You can accees the engineered feature names generated in time-series featurization. Note that a number of named holiday periods are represented. We recommend that you have at least one year of data when using this feature to ensure that all yearly holidays are captured in the training featurization.

In [None]:
fitted_model.named_steps['timeseriestransformer'].get_engineered_feature_names()

### View the featurization summary

You can also see what featurization steps were performed on different raw features in the user data.

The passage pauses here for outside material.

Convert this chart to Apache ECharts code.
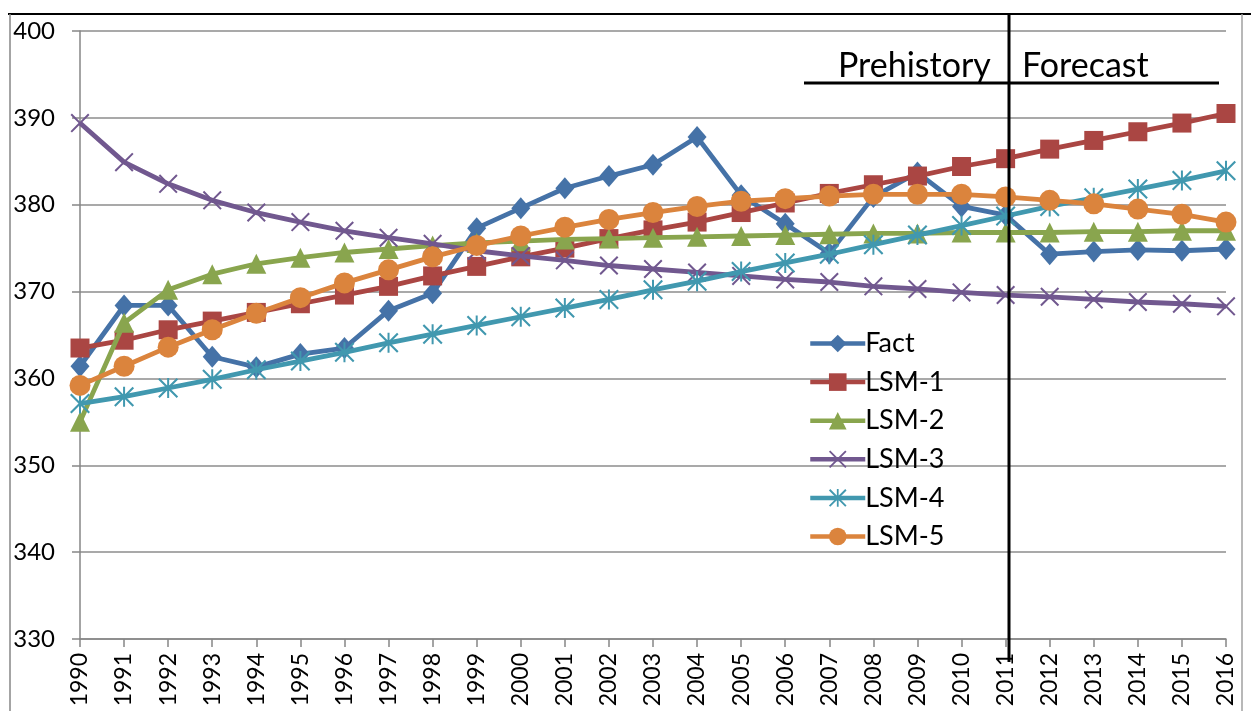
<!DOCTYPE html>
<html><head><meta charset="utf-8">
<script src="https://cdn.jsdelivr.net/npm/echarts@6/dist/echarts.min.js"></script>
<style>html,body{margin:0;padding:0;background:#fff}#c{width:1251px;height:711px}</style>
</head><body><div id="c"></div>
<script>
const years = ['1990','1991','1992','1993','1994','1995','1996','1997','1998','1999','2000','2001','2002','2003','2004','2005','2006','2007','2008','2009','2010','2011','2012','2013','2014','2015','2016'];
const yTicks = [330,340,350,360,370,380,390,400];
const fact = [361.4,368.4,368.4,362.5,361.3,362.8,363.5,367.8,369.8,377.3,379.6,381.9,383.3,384.6,387.8,381.1,377.8,374.4,380.9,383.7,379.8,378.8,374.3,374.6,374.8,374.7,374.9];
const lsm1 = [363.5,364.4,365.6,366.6,367.6,368.6,369.6,370.6,371.8,372.9,374.0,375.0,376.1,377.1,378.0,379.1,380.2,381.3,382.3,383.3,384.4,385.3,386.4,387.4,388.4,389.4,390.5];
const lsm2 = [355.0,366.4,370.2,372.0,373.2,373.9,374.5,374.9,375.3,375.6,375.8,376.0,376.1,376.2,376.3,376.4,376.5,376.6,376.7,376.7,376.8,376.8,376.8,376.9,376.9,377.0,377.0];
const lsm3 = [389.4,384.9,382.4,380.5,379.1,378.0,377.0,376.2,375.5,374.7,374.1,373.6,373.0,372.6,372.2,371.8,371.4,371.1,370.6,370.3,369.9,369.6,369.4,369.1,368.8,368.6,368.3];
const lsm4 = [357.1,357.9,358.9,359.9,361.0,362.0,363.0,364.1,365.1,366.1,367.1,368.1,369.1,370.2,371.2,372.3,373.3,374.3,375.4,376.5,377.6,378.7,379.8,380.8,381.8,382.8,383.9];
const lsm5 = [359.2,361.4,363.6,365.6,367.5,369.3,371.0,372.5,374.0,375.3,376.4,377.4,378.3,379.1,379.8,380.4,380.7,381.0,381.2,381.2,381.2,380.9,380.5,380.1,379.5,378.9,378.0];
const seriesNames = ['Fact','LSM-1','LSM-2','LSM-3','LSM-4','LSM-5'];
const colors = ['#4572A7','#AA4643','#89A54E','#71588F','#4198AF','#DB843D'];

const xPath = 'path://M0,1.5 L1.5,0 L10,8.5 L18.5,0 L20,1.5 L11.5,10 L20,18.5 L18.5,20 L10,11.5 L1.5,20 L0,18.5 L8.5,10 Z';
const starPath = 'path://M0,1.5 L1.5,0 L10,8.5 L18.5,0 L20,1.5 L11.5,10 L20,18.5 L18.5,20 L10,11.5 L1.5,20 L0,18.5 L8.5,10 Z M9,0 L11,0 L11,20 L9,20 Z';
const symbols = ['diamond','rect','triangle',xPath,starPath,'circle'];
const sizes = [[19,22],19,20,19,20,21];
const datas = [fact,lsm1,lsm2,lsm3,lsm4,lsm5];
const font = 'Lato, "Open Sans", sans-serif';

const chart = echarts.init(document.getElementById('c'));
chart.setOption({
  animation: false,
  backgroundColor: '#fff',
  grid: {left: 80, right: 25, top: 31, bottom: 72},
  legend: {
    orient: 'vertical', left: 803, top: 325,
    itemWidth: 55, itemHeight: 22, itemGap: 11.6,
    lineStyle: {width: 4.5},
    textStyle: {fontSize: 27, lineHeight: 27, fontFamily: font, color: '#000', padding: [0,0,0,-5]},
    data: seriesNames
  },
  xAxis: {
    type: 'category', data: years, boundaryGap: false,
    axisLine: {lineStyle: {color: '#868686', width: 1.5}},
    axisTick: {show: true, length: 8, alignWithLabel: true, lineStyle: {color: '#868686', width: 1.5}},
    axisLabel: {rotate: 90, fontSize: 23, fontFamily: font, color: '#000', margin: 14, interval: 0},
    splitLine: {show: false}
  },
  yAxis: {
    type: 'value', min: yTicks[0], max: yTicks[yTicks.length-1], interval: 10,
    axisLine: {show: true, lineStyle: {color: '#868686', width: 1.5}},
    axisTick: {show: true, length: 8, lineStyle: {color: '#868686', width: 1.5}},
    axisLabel: {fontSize: 24, fontFamily: font, color: '#000', margin: 25},
    splitLine: {show: true, lineStyle: {color: '#8c8c8c', width: 1.5}}
  },
  series: seriesNames.map((n,i) => ({
    name: n, type: 'line', data: datas[i],
    symbol: symbols[i], symbolSize: sizes[i], showAllSymbol: true,
    lineStyle: {color: colors[i], width: 4.8},
    itemStyle: {color: colors[i]},
    z: 2 + i
  })),
  graphic: [
    {type: 'line', shape: {x1: 8, y1: 14, x2: 1251, y2: 14}, style: {stroke: '#000', lineWidth: 2}},
    {type: 'line', shape: {x1: 10, y1: 14, x2: 10, y2: 711}, style: {stroke: '#868686', lineWidth: 1.5}},
    {type: 'line', shape: {x1: 1242, y1: 14, x2: 1242, y2: 711}, style: {stroke: '#a0a0a0', lineWidth: 1.5}},
    {type: 'line', shape: {x1: 1009, y1: 14, x2: 1009, y2: 662}, style: {stroke: '#000', lineWidth: 3}, z: 100},
    {type: 'line', shape: {x1: 804, y1: 83, x2: 1219, y2: 83}, style: {stroke: '#000', lineWidth: 3}, z: 100},
    {type: 'text', left: 838, top: 49, style: {text: 'Prehistory', fontSize: 34, fontFamily: font, fill: '#000'}, z: 100},
    {type: 'text', left: 1022, top: 49, style: {text: 'Forecast', fontSize: 34, fontFamily: font, fill: '#000'}, z: 100}
  ]
});
</script></body></html>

For each raw feature in the user data, the following information is displayed:

- Raw feature name
- Number of engineered features formed out of this raw feature
- Type detected
- If feature was dropped
- List of feature transformations for the raw feature

In [None]:
# Get the featurization summary as a list of JSON
featurization_summary = fitted_model.named_steps['timeseriestransformer'].get_featurization_summary()
# View the featurization summary as a pandas dataframe
pd.DataFrame.from_records(featurization_summary)

## Evaluate

We now use the best fitted model from the AutoML Run to make forecasts for the test set.  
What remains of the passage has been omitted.